Thank you T-bug for the Opportunity


----------



## PAPALAPIN (Oct 8, 2010)

Congrats FARMER BLACK

Now I want to know how much it is gonna cost me to get a size 7-1/4


----------



## longbowdave1 (Oct 8, 2010)

congrats farmer black and thanks tbug!


----------



## Hut2 (Oct 8, 2010)

Thanks for the chance!


----------



## pine nut (Oct 8, 2010)

Aw shucks!  I wanted that there cap!  Thanks for the chanct ta tryn win it!


----------



## turtlebug (Oct 8, 2010)

PAPALAPIN said:


> HEY "Bug
> 
> Now that you have us all droolin' over wantin' an ORANGE 'BUG HAT, How much is it gonna cast all of us non winners to buy one from ya.
> 
> ...



Jack, I won't be taking cash for them anytime soon. Unless I have a surplus after deer season and might throw some in the hobby/homebrew forum.  
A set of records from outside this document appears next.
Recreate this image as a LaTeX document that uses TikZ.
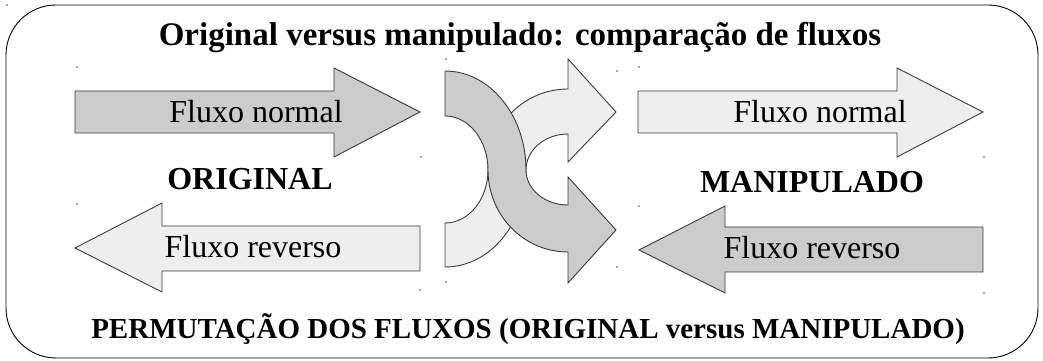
\documentclass[tikz,border=0pt]{standalone}
\usepackage{fontspec}
\setmainfont{Liberation Serif}
\definecolor{darkfill}{HTML}{CCCCCC}
\definecolor{lightfill}{HTML}{EEEEEE}
\definecolor{edge}{HTML}{3A3A3A}
\begin{document}
\begin{tikzpicture}[x=1pt,y=1pt,
  shapeline/.style={draw=edge,line width=0.9pt,line join=miter},
  darkarrow/.style={shapeline,fill=darkfill},
  lightarrow/.style={shapeline,fill=lightfill},
  lbl/.style={inner sep=0pt,anchor=base,font=\fontsize{32}{36}\selectfont},
  bold/.style={lbl,font=\fontsize{32}{36}\selectfont\bfseries},
  dotmark/.style={fill=black!70,draw=none}]
\useasboundingbox (0,0) rectangle (1043,361);
% outer frame
\draw[line width=0.9pt,rounded corners=50pt] (6,3) rectangle (1038,356);
% title
\node[lbl,font=\fontsize{33}{38}\selectfont\bfseries] (title) at (520,315) {Original versus manipulado: comparação de fluxos};
% left arrows
\draw[darkarrow] (75,270) -- (334,270) -- (334,293) -- (420,249) -- (334,204) -- (334,228) -- (75,228) -- cycle;
\draw[lightarrow] (75,113) -- (162,158) -- (162,135) -- (420,135) -- (420,90) -- (162,90) -- (162,69) -- cycle;
% right arrows
\draw[lightarrow] (638,270) -- (897,270) -- (897,293) -- (983,249) -- (897,204) -- (897,228) -- (638,228) -- cycle;
\draw[darkarrow] (639,111) -- (725,155) -- (725,134) -- (983,134) -- (983,89) -- (725,89) -- (725,68) -- cycle;
% central crossing arrows (light one behind)
\draw[lightarrow] (445,94)
  arc[start angle=270,end angle=360,x radius=81,y radius=97]
  arc[start angle=180,end angle=90,x radius=42,y radius=36]
  -- (568,199) -- (616,249) -- (568,302) -- (568,272)
  arc[start angle=90,end angle=180,x radius=80,y radius=81]
  arc[start angle=0,end angle=-90,x radius=43,y radius=53]
  -- cycle;
\draw[darkarrow] (445,290)
  arc[start angle=90,end angle=0,x radius=81,y radius=99]
  arc[start angle=180,end angle=270,x radius=42,y radius=35]
  -- (568,184) -- (616,131) -- (568,78) -- (568,109)
  arc[start angle=270,end angle=180,x radius=80,y radius=82]
  arc[start angle=0,end angle=90,x radius=43,y radius=54]
  -- cycle;
% labels
\node[lbl] (lnormal) at (256,238) {Fluxo normal};
\node[bold] (orig) at (250,171) {ORIGINAL};
\node[lbl] (lrev) at (253,103) {Fluxo reverso};
\node[lbl] (rnormal) at (820,238) {Fluxo normal};
\node[bold] (manip) at (812,168) {MANIPULADO};
\node[lbl] (rrev) at (812,102) {Fluxo reverso};
\node[lbl,font=\fontsize{29}{34}\selectfont\bfseries] (perm) at (528,22) {PERMUTAÇÃO DOS FLUXOS (ORIGINAL versus MANIPULADO)};
% small handle dots
\foreach \p in {(77,294),(421,204),(77,157),(420,71),(639,294),(984,204),(639,155),(984,68),(446,302),(617,290),(617,94),(446,79),(7,356)}
  \fill[dotmark] \p circle[radius=0.8];
\end{tikzpicture}
\end{document}
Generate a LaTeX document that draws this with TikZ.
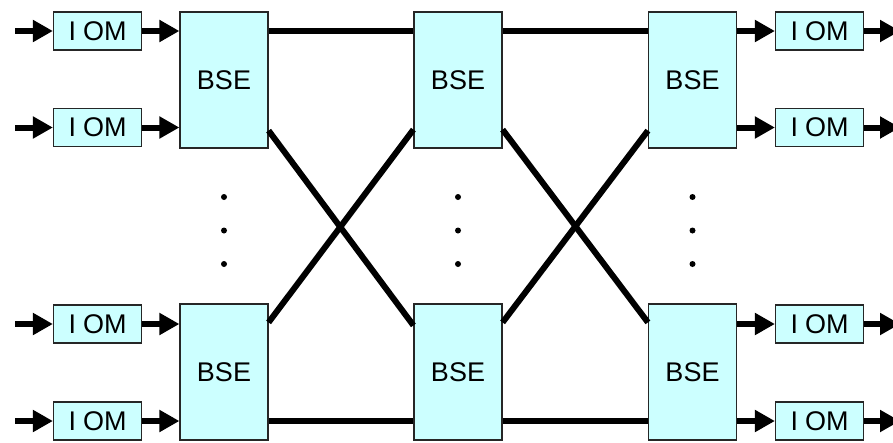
\documentclass[tikz,border=0pt]{standalone}
\usepackage{fontspec}
\setmainfont{Liberation Sans}
\usetikzlibrary{arrows.meta}
\definecolor{boxfill}{HTML}{CCFFFF}
\begin{document}
\begin{tikzpicture}[x=1pt,y=-1pt,
  bse/.style={draw=black!85,line width=1.2pt,fill=boxfill,minimum width=88pt,minimum height=136pt,inner sep=0pt,font=\fontsize{27}{29}\selectfont},
  iom/.style={draw=black!85,line width=1.2pt,fill=boxfill,minimum width=88pt,minimum height=38pt,inner sep=0pt,font=\fontsize{27}{29}\selectfont},
  arr/.style={line width=6pt,-{Triangle[length=20pt,width=21pt]}},
  link/.style={line width=6pt},
  dot/.style={circle,fill=black,inner sep=0pt,minimum size=6pt}]
\useasboundingbox (0,0) rectangle (893,442);
% BSE nodes
\node[bse] (L1) at (224,80) {BSE};
\node[bse] (L2) at (224,372) {BSE};
\node[bse] (M1) at (458,80) {BSE};
\node[bse] (M2) at (458,372) {BSE};
\node[bse] (R1) at (692.5,80) {BSE};
\node[bse] (R2) at (692.5,372) {BSE};
% IOM nodes
\node[iom] (a1) at (97.5,31) {I\kern7pt OM};
\node[iom] (a2) at (97.5,127.5) {I\kern7pt OM};
\node[iom] (a3) at (97.5,324) {I\kern7pt OM};
\node[iom] (a4) at (97.5,421) {I\kern7pt OM};
\node[iom] (b1) at (819.5,31) {I\kern7pt OM};
\node[iom] (b2) at (819.5,127.5) {I\kern7pt OM};
\node[iom] (b3) at (819.5,324) {I\kern7pt OM};
\node[iom] (b4) at (819.5,421) {I\kern7pt OM};
% free ends
\coordinate (i1) at (15,31);
\coordinate (i2) at (15,127.5);
\coordinate (i3) at (15,324);
\coordinate (i4) at (15,421);
\coordinate (o1) at (900,31);
\coordinate (o2) at (900,127.5);
\coordinate (o3) at (900,324);
\coordinate (o4) at (900,421);
% input arrows
\foreach \k in {1,2,3,4}{
  \draw[arr] (i\k) -- (a\k.west);
}
\draw[arr] (a1.east) -- (a1.east -| L1.west);
\draw[arr] (a2.east) -- (a2.east -| L1.west);
\draw[arr] (a3.east) -- (a3.east -| L2.west);
\draw[arr] (a4.east) -- (a4.east -| L2.west);
% output arrows
\draw[arr] (b1.west -| R1.east) -- (b1.west);
\draw[arr] (b2.west -| R1.east) -- (b2.west);
\draw[arr] (b3.west -| R2.east) -- (b3.west);
\draw[arr] (b4.west -| R2.east) -- (b4.west);
\foreach \k in {1,2,3,4}{
  \draw[arr] (b\k.east) -- (o\k);
}
% straight links
\draw[link] (a1.east -| L1.east) -- (a1.east -| M1.west);
\draw[link] (a1.east -| M1.east) -- (a1.east -| R1.west);
\draw[link] (a4.east -| L2.east) -- (a4.east -| M2.west);
\draw[link] (a4.east -| M2.east) -- (a4.east -| R2.west);
% crossing links
\draw[link] ([yshift=18pt]L1.south east) -- ([yshift=-22pt]M2.north west);
\draw[link] ([yshift=-19pt]L2.north east) -- ([yshift=19pt]M1.south west);
\draw[link] ([yshift=19pt]M1.south east) -- ([yshift=-19pt]R2.north west);
\draw[link] ([yshift=-19pt]M2.north east) -- ([yshift=18pt]R1.south west);
% dots
\foreach \x/\n in {224/l,458/m,692.5/r}{
  \node[dot] (\n1) at (\x,197) {};
  \node[dot] (\n2) at (\x,230.5) {};
  \node[dot] (\n3) at (\x,264) {};
}
\end{tikzpicture}
\end{document}
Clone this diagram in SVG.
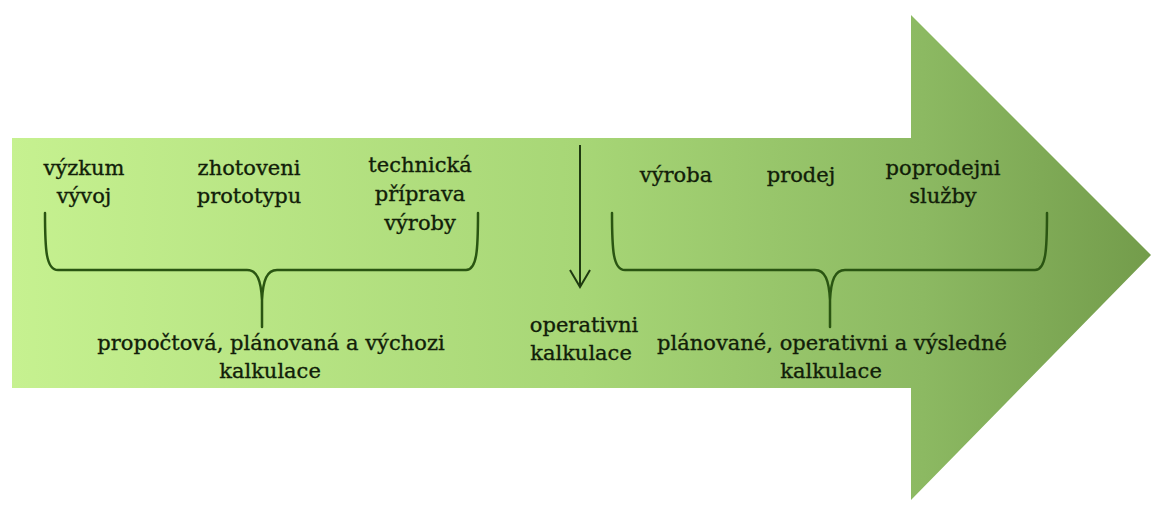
<svg xmlns="http://www.w3.org/2000/svg" width="1151" height="507" viewBox="0 0 1151 507">
<defs>
<linearGradient id="g" x1="12" y1="0" x2="1151" y2="0" gradientUnits="userSpaceOnUse">
<stop offset="0" stop-color="#c6f190"/>
<stop offset="0.5" stop-color="#a7d676"/>
<stop offset="0.8" stop-color="#8cb962"/>
<stop offset="1" stop-color="#739c4b"/>
</linearGradient>
<marker id="open" viewBox="0 0 20 24" refX="18" refY="12" markerWidth="20" markerHeight="24" markerUnits="userSpaceOnUse" orient="auto">
<path d="M1,2 L18,12 L1,22" fill="none" stroke="#1f3a10" stroke-width="2"/>
</marker>
<style>
.t text{font-size:21px;fill:#121e09;stroke:#121e09;stroke-width:0.35;text-anchor:middle}
.br{fill:none;stroke:#2a5512;stroke-width:2.5;stroke-linecap:round;stroke-linejoin:round}
</style>
</defs>
<g id="bigarrow">
<path d="M12,138 L911,138 L911,15 L1151,255 L911,500 L911,388 L12,388 Z" fill="url(#g)"/>
</g>
<g id="connectors">
<path class="br" d="M45,213 C45,250 46,270 58,270 L247,270 C257,270 261,280 262,300 L262,327 M478,213 C478,250 477,270 466,270 L277,270 C267,270 263,280 262,300"/>
<path class="br" d="M612,213 C612,250 613,270 625,270 L815,270 C825,270 829,280 830,300 L830,327 M1047,213 C1047,250 1046,270 1035,270 L845,270 C835,270 831,280 830,300"/>
<line x1="580" y1="145" x2="580" y2="287" stroke="#1f3a10" stroke-width="2" marker-end="url(#open)"/>
</g>
<g class="t" font-family="'DejaVu Serif', 'Liberation Serif', serif">
<g id="n-vyzkum"><text x="84" y="175">výzkum</text><text x="84" y="203">vývoj</text></g>
<g id="n-prototyp"><text x="249" y="175">zhotoveni</text><text x="249" y="203">prototypu</text></g>
<g id="n-technicka"><text x="420" y="172">technická</text><text x="420" y="201">příprava</text><text x="420" y="230">výroby</text></g>
<g id="n-vyroba"><text x="676" y="182">výroba</text></g>
<g id="n-prodej"><text x="801" y="182">prodej</text></g>
<g id="n-poprodejni"><text x="943" y="175">poprodejni</text><text x="943" y="203">služby</text></g>
<g id="n-propoctova"><text x="271" y="350">propočtová, plánovaná a výchozi</text><text x="270" y="378">kalkulace</text></g>
<g id="n-operativni"><text x="584" y="332">operativni</text><text x="581" y="360">kalkulace</text></g>
<g id="n-planovane"><text x="832" y="350">plánované, operativni a výsledné</text><text x="831" y="378">kalkulace</text></g>
</g>
</svg>
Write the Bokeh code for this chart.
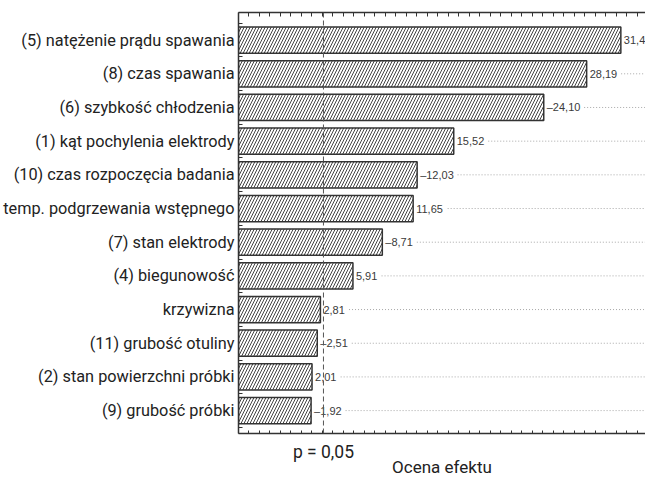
from bokeh.plotting import figure
from bokeh.models import Range1d, LinearAxis, FixedTicker, Span, ColumnDataSource
from bokeh.core.properties import value
from bokeh.embed import file_html
from bokeh.resources import INLINE

# ---- data ----
factors = [
    "(5) natężenie prądu spawania",
    "(8) czas spawania",
    "(6) szybkość chłodzenia",
    "(1) kąt pochylenia elektrody",
    "(10) czas rozpoczęcia badania",
    "temp. podgrzewania wstępnego",
    "(7) stan elektrody",
    "(4) biegunowość",
    "krzywizna",
    "(11) grubość otuliny",
    "(2) stan powierzchni próbki",
    "(9) grubość próbki",
]
effects = [31.45, 28.19, -24.10, 15.52, -12.03, 11.65, -8.71, 5.91, 2.81, -2.51, 2.01, -1.92]
p_crit = 3.1
p_label = "p = 0,05"
x_title = "Ocena efektu"

x_start, x_end = -5.0, 33.8
positions = list(range(1, len(factors) + 1))
abs_eff = [abs(v) for v in effects]
labels = [("–" if v < 0 else "") + f"{abs(v):.2f}".replace(".", ",") for v in effects]

W, H = 645, 479
left_b, right_b, top_b, bottom_b = 238, 0, 12, 0
px_per_unit = (W - left_b - right_b) / (x_end - x_start)
dot_start = [a + (3 + len(t) * 5.9 + 2) / px_per_unit for a, t in zip(abs_eff, labels)]
dot_end = [x_end] * len(factors)

src = ColumnDataSource(dict(y=positions, left=[x_start] * len(factors), right=abs_eff,
                            lab=labels, d0=dot_start, d1=dot_end))

p = figure(width=W, height=H, output_backend="svg", toolbar_location=None,
           x_range=Range1d(x_start, x_end), y_range=Range1d(len(factors) + 0.68, 0.18),
           min_border_left=left_b, min_border_right=right_b,
           min_border_top=top_b, min_border_bottom=bottom_b,
           x_axis_location=None, y_axis_location=None)
p.outline_line_color = None
p.xgrid.visible = False
p.ygrid.visible = False
p.background_fill_color = "white"

# dotted guide lines
p.segment(x0="d0", y0="y", x1="d1", y1="y", source=src, line_color="#a8a8a8",
          line_dash="1 2", line_width=1)

# bars
p.hbar(y="y", left="left", right="right", height=0.78, source=src,
       fill_color="white", line_color="#333333", line_width=1.5,
       hatch_pattern="/", hatch_color="#444444", hatch_scale=6, hatch_weight=1)

# value labels
p.text(x="right", y="y", text="lab", source=src, x_offset=3,
       text_baseline="middle", text_align="left", text_font_size="11px",
       text_color="#3a3a3a", text_font=value("Liberation Sans"))

# critical value line
p.add_layout(Span(location=p_crit, dimension="height", line_color="#555555",
                  line_dash="5 3", line_width=1))

int_ticks = list(range(int(x_start), int(x_end) + 1))

# left axis
yax = LinearAxis(ticker=FixedTicker(ticks=positions,
                                    minor_ticks=[i - 0.5 for i in positions] + [len(factors) + 0.5]),
                 major_label_overrides={i: f for i, f in zip(positions, factors)})
yax.major_tick_in = 0
yax.major_tick_out = 0
yax.minor_tick_in = 4
yax.minor_tick_out = 0
yax.minor_tick_line_color = "#333333"
yax.axis_line_color = "#333333"
yax.axis_line_width = 1.5
yax.major_label_standoff = 4
yax.major_label_text_font = "Roboto"
yax.major_label_text_font_size = "16.3px"
yax.major_label_text_color = "#222222"
p.add_layout(yax, "left")

# bottom axis
xax = LinearAxis(ticker=FixedTicker(ticks=[p_crit], minor_ticks=int_ticks),
                 major_label_overrides={p_crit: p_label})
xax.major_tick_in = 0
xax.major_tick_out = 0
xax.minor_tick_in = 3
xax.minor_tick_out = 0
xax.minor_tick_line_color = "#333333"
xax.axis_line_color = "#333333"
xax.axis_line_width = 1.5
xax.major_label_standoff = 8
xax.major_label_text_font = "Roboto"
xax.major_label_text_font_size = "17.5px"
xax.major_label_text_color = "#222222"
xax.axis_label = x_title
xax.axis_label_standoff = -8
xax.axis_label_text_font = "Roboto"
xax.axis_label_text_font_size = "17px"
xax.axis_label_text_font_style = "normal"
xax.axis_label_text_color = "#222222"
p.add_layout(xax, "below")

# top axis (frame top with ticks)
tax = LinearAxis(ticker=FixedTicker(ticks=int_ticks, minor_ticks=[]))
tax.major_tick_in = 4
tax.major_tick_out = 0
tax.major_tick_line_color = "#333333"
tax.axis_line_color = "#333333"
tax.axis_line_width = 1.5
tax.major_label_text_font_size = "0px"
tax.major_label_standoff = 0
p.add_layout(tax, "above")

open("out.html", "w").write(file_html(p, INLINE))
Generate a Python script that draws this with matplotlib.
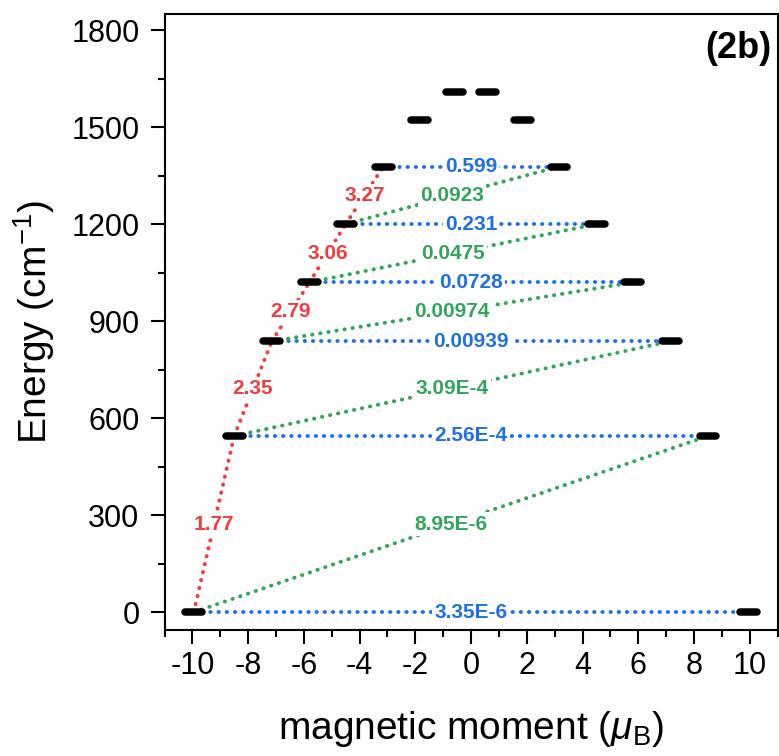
import matplotlib
matplotlib.use("Agg")
import matplotlib.pyplot as plt
import numpy as np

# energy levels: |moment| (muB) and energy (cm-1), each level has a -m and +m state
moment = [9.95, 8.5, 7.15, 5.8, 4.5, 3.15, 1.85, 0.6]
energy = [0, 545, 838, 1020, 1200, 1378, 1523, 1608]

# transition matrix elements
blue_labels = ['3.35E-6', '2.56E-4', '0.00939', '0.0728', '0.231', '0.599']
green_labels = ['8.95E-6', '3.09E-4', '0.00974', '0.0475', '0.0923']
red_labels = ['1.77', '2.35', '2.79', '3.06', '3.27']

blue = '#1f6fe5'
green = '#33a55a'
red = '#f03c3c'

plt.rcParams['font.family'] = ['Liberation Sans', 'DejaVu Sans']
plt.rcParams['mathtext.fontset'] = 'custom'
plt.rcParams['mathtext.rm'] = 'Liberation Sans'
plt.rcParams['mathtext.it'] = 'Liberation Sans:italic'
plt.rcParams['axes.unicode_minus'] = False

fig = plt.figure(figsize=(7.79, 7.56), dpi=100)
ax = fig.add_axes([0.2112, 0.1667, 0.7871, 0.8148])

dot = dict(linestyle=(0, (0.1, 2.0)), linewidth=2.8, dash_capstyle='round', zorder=2)
box = dict(facecolor='white', edgecolor='none', pad=1.5)
lab = dict(fontsize=15, fontweight='bold', ha='center', va='center', zorder=3)

m = np.array(moment)
e = np.array(energy)

# blue: -m -> +m on the same level
for i, txt in enumerate(blue_labels):
    ax.plot([-m[i], m[i]], [e[i], e[i]], color=blue, **dot)
    ax.text(0, e[i], txt, color=blue, bbox=box, **lab)

# green: -m(i) -> +m(i+1)
for i, txt in enumerate(green_labels):
    ax.plot([-m[i], m[i + 1]], [e[i], e[i + 1]], color=green, **dot)
    ax.text((-m[i] + m[i + 1]) / 2, (e[i] + e[i + 1]) / 2, txt, color=green, bbox=box, **lab)

# red: -m(i) -> -m(i+1)
for i, txt in enumerate(red_labels):
    ax.plot([-m[i], -m[i + 1]], [e[i], e[i + 1]], color=red, **dot)
    ax.text((-m[i] - m[i + 1]) / 2, (e[i] + e[i + 1]) / 2, txt, color=red, bbox=box, **lab)

# level bars
half = 0.3
for mi, ei in zip(moment, energy):
    for s in (-1, 1):
        ax.plot([s * mi - half, s * mi + half], [ei, ei], color='black',
                linewidth=5.4, solid_capstyle='round', zorder=4)

ax.set_xlim(-11, 11)
ax.set_ylim(-55, 1850)
ax.set_xticks(np.arange(-10, 11, 2))
ax.set_xticks(np.arange(-11, 12, 1), minor=True)
ax.set_yticks(np.arange(0, 1801, 300))
ax.set_yticks(np.arange(150, 1801, 300), minor=True)
ax.tick_params(which='both', direction='out', width=1.5, top=False, right=False)
ax.tick_params(which='major', length=10, labelsize=22)
ax.tick_params(axis='x', which='major', pad=5)
ax.tick_params(axis='y', which='major', pad=8)
ax.tick_params(which='minor', length=5)
for sp in ax.spines.values():
    sp.set_linewidth(1.5)

ax.set_xlabel(r'magnetic moment ($\mu_{\rm B}$)', fontsize=28, labelpad=20)
ax.set_ylabel(r'Energy (cm$^{-1}$)', fontsize=28, labelpad=10)

ax.text(0.99, 0.972, '(2b)', transform=ax.transAxes, fontsize=26, fontweight='bold',
        ha='right', va='top')

fig.savefig('out.png', dpi=100)
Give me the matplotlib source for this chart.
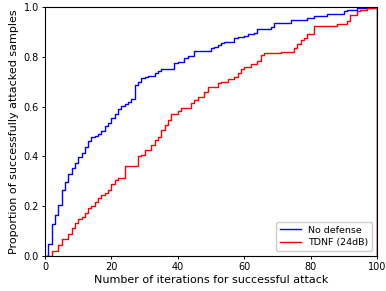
import matplotlib
matplotlib.use("Agg")
import matplotlib.pyplot as plt

blue_iter = [0, 1, 2, 3, 4, 5, 6, 7, 8, 9, 10, 11, 12, 13, 14, 15, 16, 17, 18, 19, 20,
             21, 22, 23, 24, 25, 26, 27, 28, 29, 30, 31, 33, 34, 35, 39, 40, 42, 43, 45,
             50, 51, 52, 53, 54, 57, 58, 60, 61, 63, 64, 68, 69, 74, 79, 81, 85, 90, 91,
             94, 99]
blue_prop = [0, 0.048, 0.128, 0.166, 0.205, 0.265, 0.298, 0.328, 0.352, 0.375, 0.396,
             0.415, 0.439, 0.463, 0.477, 0.483, 0.49, 0.503, 0.522, 0.533, 0.556,
             0.569, 0.589, 0.604, 0.61, 0.617, 0.63, 0.686, 0.699, 0.714, 0.718, 0.723,
             0.736, 0.744, 0.752, 0.774, 0.778, 0.794, 0.803, 0.823,
             0.834, 0.841, 0.847, 0.854, 0.858, 0.874, 0.878, 0.884, 0.89, 0.897, 0.91,
             0.921, 0.934, 0.947, 0.956, 0.965, 0.973, 0.983, 0.989, 0.996, 1.0]

red_iter = [0, 2, 4, 5, 7, 8, 9, 10, 11, 12, 13, 14, 15, 16, 17, 18, 19, 20, 21, 22, 24,
            28, 29, 30, 32, 33, 34, 35, 36, 37, 38, 40, 41, 44, 45, 46, 48, 49, 52, 53,
            55, 57, 58, 59, 60, 62, 64, 65, 66, 71, 75, 76, 77, 78, 79, 81, 88, 91, 92,
            94, 95, 97, 100]
red_prop = [0, 0.021, 0.046, 0.07, 0.088, 0.111, 0.131, 0.149, 0.157, 0.171, 0.191,
            0.202, 0.216, 0.234, 0.243, 0.252, 0.265, 0.29, 0.305, 0.312, 0.361,
            0.40, 0.406, 0.426, 0.446, 0.466, 0.479, 0.506, 0.526, 0.546, 0.57, 0.582,
            0.593, 0.613, 0.627, 0.637, 0.66, 0.677, 0.693, 0.70,
            0.71, 0.72, 0.734, 0.75, 0.757, 0.77, 0.784, 0.807, 0.814, 0.82, 0.834,
            0.85, 0.867, 0.876, 0.893, 0.922, 0.933, 0.945, 0.968, 0.983, 0.989,
            0.995, 1.0]

labels = ["No defense", "TDNF (24dB)"]
x_max = 100

fig = plt.figure(figsize=(3.86, 2.91), dpi=100)
ax = fig.add_axes([0.1166, 0.1203, 0.8601, 0.8557])

for xs, ys, c, lab in [(blue_iter, blue_prop, "blue", labels[0]),
                       (red_iter, red_prop, "red", labels[1])]:
    # histogram-like step outline, closed at the right edge
    X = list(xs) + [x_max, x_max]
    Y = list(ys) + [ys[-1], 0]
    ax.step(X, Y, where="post", color=c, lw=1.0, label=lab)

ax.set_xlim(0, 100)
ax.set_ylim(0, 1.0)
ax.set_xticks([0, 20, 40, 60, 80, 100])
ax.set_yticks([0, 0.2, 0.4, 0.6, 0.8, 1.0])
ax.set_yticklabels(["0.0", "0.2", "0.4", "0.6", "0.8", "1.0"])
ax.tick_params(labelsize=7, length=2.5, width=0.7, pad=2)
for s in ax.spines.values():
    s.set_linewidth(0.8)
ax.set_xlabel("Number of iterations for successful attack", fontsize=8, labelpad=2)
ax.set_ylabel("Proportion of successfully attacked samples", fontsize=8, labelpad=3)
ax.legend(loc="lower right", fontsize=6.8, handlelength=2.2, borderpad=0.4,
          labelspacing=0.4, framealpha=1.0)

fig.savefig("out.png", dpi=100)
I just got 700 yards of safety orange today and have another 500 on the way. I just enjoy making them and know that they really do come in handy. Recovering an animal can turn into long hours sometimes and with the cold and other hunters out there, I'd rather give them away to my GON "Family" than sell them right now. 

I'm gonna start working on a reversible one this weekend. Camo on one side, safety orange on the other. I know, it's been done, bought myself one at WallyWorld last year, but it's not wool and it's not handmade.  

Tell Paula I'm making hers with fluorescent pink instead of safety orange.   That is a variation I'm working on for the WOW's. The pink is just as visible (although it won't add to your requirement of safety orange), but it gives a little twist for the ladies.  

Glad I was able to do this. Trying to get some knitted up for Horse Creek and more conests like this. Glad everyone enjoyed it and thanks for the support.


----------



## Barry Duggan (Oct 8, 2010)

Thanks for the chance bug.


----------